Taking into account a) and b), do you think the current draft of the GNU Herds 
Charter have some problem?  That is to say, there is democracy in it, so IMHO 
if member majority want to kill the project they can and must kill it.


I propose we follow improving the Charter but keeping it flagged as draft, at 
least for one year more.  Anyhow the webapp will follow on production, beta 
or alpha state according to the circumstances.

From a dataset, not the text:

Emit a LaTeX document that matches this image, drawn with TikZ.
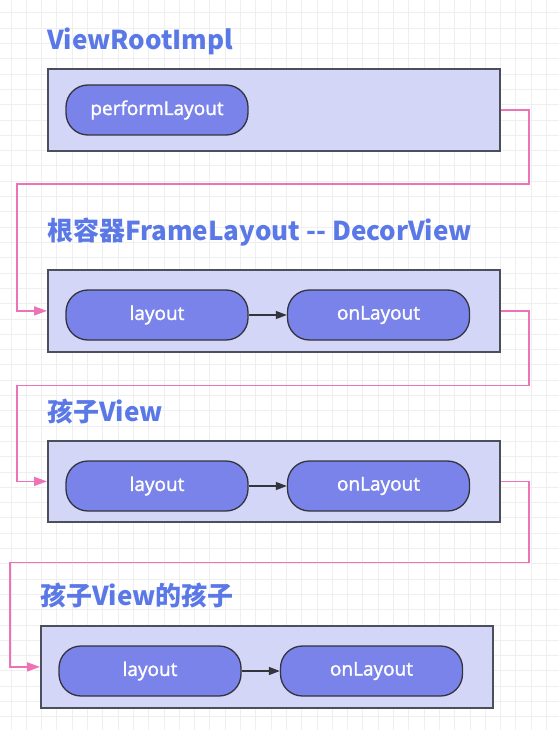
\documentclass[tikz,border=0pt]{standalone}
\usepackage{fontspec}
\setmainfont{Open Sans}
\newfontfamily\pillfont[FakeBold=1.6]{Open Sans}
\newfontfamily\titlefont{Noto Sans CJK SC}
\usetikzlibrary{arrows.meta}
\definecolor{gridc}{HTML}{EFEFEF}
\definecolor{boxfill}{HTML}{D3D6F7}
\definecolor{boxline}{HTML}{4B4F5C}
\definecolor{pillfill}{HTML}{7983EA}
\definecolor{pillline}{HTML}{33343C}
\definecolor{titlec}{HTML}{5B79E6}
\definecolor{pinkc}{HTML}{EE72B6}
\tikzset{
  gridline/.style={draw=gridc, line width=1pt},
  layerbox/.style={draw=boxline, fill=boxfill, line width=1.8pt, rectangle, inner sep=0pt, minimum width=452pt, minimum height=82pt, anchor=north west},
  pill/.style={draw=pillline, fill=pillfill, line width=1.3pt, rectangle, rounded corners=22pt, inner sep=0pt, minimum width=182pt, minimum height=50pt, text=white, font=\pillfont\fontsize{19}{21}\selectfont},
  titletext/.style={text=titlec, font=\titlefont\bfseries\fontsize{26}{30}\selectfont, inner sep=0pt, anchor=base west},
  flow/.style={draw=pinkc, line width=1.6pt, -{Triangle[length=13pt,width=9pt]}},
  step arrow/.style={draw=pillline, line width=1.3pt, -{Triangle[length=11pt,width=8pt]}}
}
\begin{document}
\begin{tikzpicture}[x=1pt,y=-1pt]
\useasboundingbox (0,0) rectangle (559,730);
\fill[white] (0,0) rectangle (559,730);
\foreach \i in {0,...,36} {\draw[gridline] ({11+15.3*\i},0) -- ({11+15.3*\i},730);}
\foreach \i in {0,...,47} {\draw[gridline] (0,{13+15.3*\i}) -- (559,{13+15.3*\i});}

% titles
\node[titletext] (t1) at (47,50) {ViewRootImpl};
\node[titletext] (t2) at (47,240) {根容器FrameLayout -- DecorView};
\node[titletext] (t3) at (47,421) {孩子View};
\node[titletext] (t4) at (40,605) {孩子View的孩子};

% boxes
\node[layerbox] (b1) at (47,68) {};
\node[layerbox] (b2) at (47,269) {};
\node[layerbox, minimum height=81pt] (b3) at (47,440) {};
\node[layerbox] (b4) at (40,625) {};

% pills
\node[pill] (p1) at (157,110) {performLayout};
\node[pill] (l2) at (157,315) {layout};
\node[pill] (o2) at (378.5,315) {onLayout};
\node[pill] (l3) at (157,486) {layout};
\node[pill] (o3) at (378.5,486) {onLayout};
\node[pill] (l4) at (150,671) {layout};
\node[pill] (o4) at (371.5,671) {onLayout};

\draw[step arrow] (l2) -- (o2);
\draw[step arrow] (l3) -- (o3);
\draw[step arrow] (l4) -- (o4);

% connectors
\coordinate (r1) at (529,184);
\coordinate (q1) at (17,184);
\coordinate (r2) at (529,385.5);
\coordinate (q2) at (17,385.5);
\coordinate (r3) at (529,562.5);
\coordinate (q3) at (10,562.5);
\draw[flow] (b1.east) -| (r1) -- (q1) |- (b2.west);
\draw[flow] (b2.east) -| (r2) -- (q2) |- (b3.west);
\draw[flow] (b3.east) -| (r3) -- (q3) |- (b4.west);
\end{tikzpicture}
\end{document}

New task to analyze this subject now or later:
  [task]: http://savannah.nongnu.org/task/?8188



> Otherwise, there were three types of problem:
>   1. people attempting to "play" the constitution (inevitable?);
>   2. attempts to modify the constitution;
>   3. initial failure of the executive to adopt working rules.
>
> If I was doing it again, I'd address them by:
>   1. self-destructing neatly if people start playing about;
>   2. try to avoid modifying it and decide that the oldest or newest
>      section "wins" if there are inconsistent modifications;
>   3. require adoption of working rules for meetings and elections to
>      be the first act of the executive.
>
> Phil Hands also wrote that 20 was too high a quorum.  The 17 in the
> UKTUG one isn't much better.
>
> My history of AFFS up to my resignation is at
> http://mjr.towers.org.uk/writing/stateoftheaffs.html
> If we have 20 AFFS members (probably from 2005!), we could restart it.